Reflections from the Rev

September 21, 2018
On my way to work there are 4 playground/school zones. The speed limit in those areas are 30 kmh. Therefore, a short trip to the church actually takes me almost twice as long to make.  I think of the different areas in life where we are mandated to go slower.  It could be because of a surgery, age, sports commitments or the volume of work one has.  In those times we need to slow down and be aware of what we are doing; have our eyes on the road, so to speak.  For if we are not careful enough it could result in a ticket and demerit points.
I’m aware that there are rarely tickets and demerit points for those school zones in our lives.  But there are risks involved.  Should we choose to move too quickly we can miss what is around us. If we hasten back from an illness we can end up even more sick than we were before.  If we take on more and more the end result could be burnout and a carelessness about what we have going on. 
The life of a church has these speed zones as well.  As the institutional church goes through changes, it needs to do the due diligence of acknowledging where we are and how best to get to the next zone.  At Woodcliff United Church we are in a school zone right now.  We’re taking stock of who we are, what we have to offer and how we can best serve those inside and outside of the congregation.  This process may seem slow, but it’s necessary to avoid “fines”. 
What have we sped through? Where can we learn to slow down?
Rev. Eric

September 14, 2018
This week I started to go through the drawers and cabinets that are in my office at Woodcliff United Church. As I begin to settle in, I am wanting to try and make the office space feel a little more homey. In emptying some cabinets I have found some pretty neat items. I have found a pre-modern expresso machine, a doomsday amount of candles, and a marriage prep course from the 1970’s. It is safe to say that perhaps only one of those belongs in my office…

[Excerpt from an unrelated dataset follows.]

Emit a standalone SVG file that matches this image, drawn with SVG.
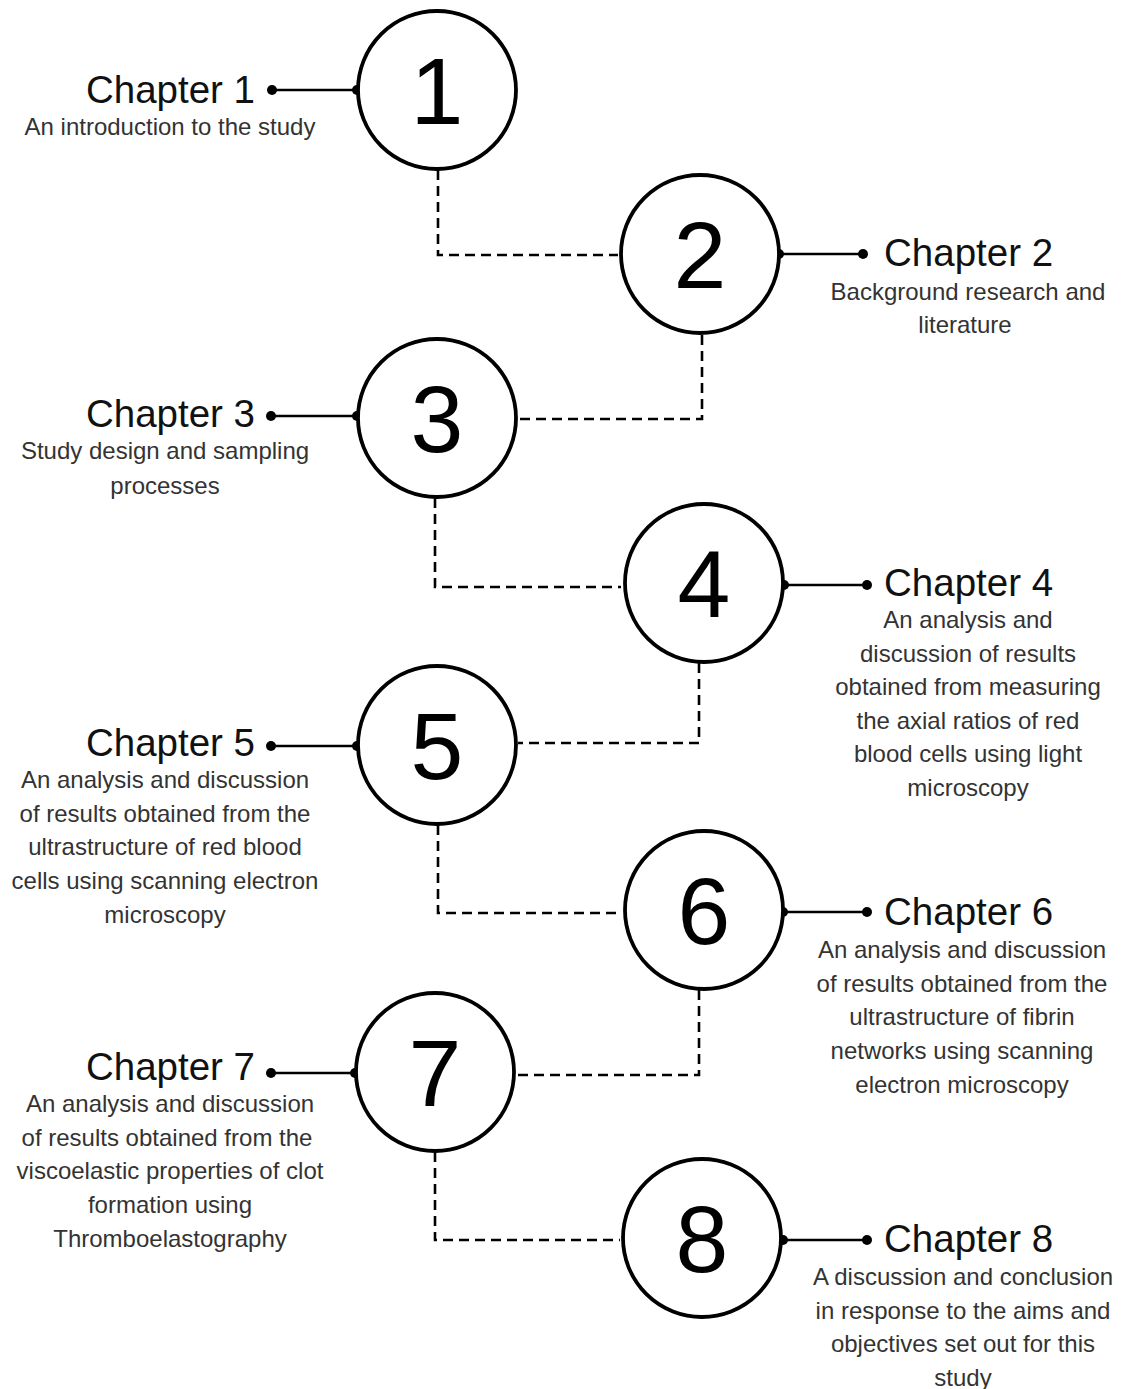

Despite the diversity items I am excavating from the desk drawers, I am feeling a little like an archaeologist. As I go through my office there are items here that a couple of decades ago would have been the highlight of any office. There are resources that were top of the line back in the 1970’s. One of the more interesting pieces I found was a plasticized copy of the order of service from the inaugural service of the United Church of Canada in 1925. A beautiful service of unity, but with language and a purpose that is foreign to today. As we clean out offices or homes, we have a sense of nostalgia and discovery as we find the items of our youth. There is a great sense of joy and familiarity as we itemize those hallowed spaces. However, nostalgia does not always mean it is great for the present. (Bell bottom jeans, anyone?)

As a Church and as individuals we are constantly taking stock of what is hidden away in secret rooms, bottom desk drawers or displayed prominently. It is a good practice to remember where items have come from but also to recognize that they are from a specific time and place. The author of Ecclesiastes, a book in the Hebrew Bible, knew this, and he wrote the following : “For every thing there is a season, and a time to every purpose under the heavens…”

What’s in your desk drawer? What is its purpose as we inch close to 2019?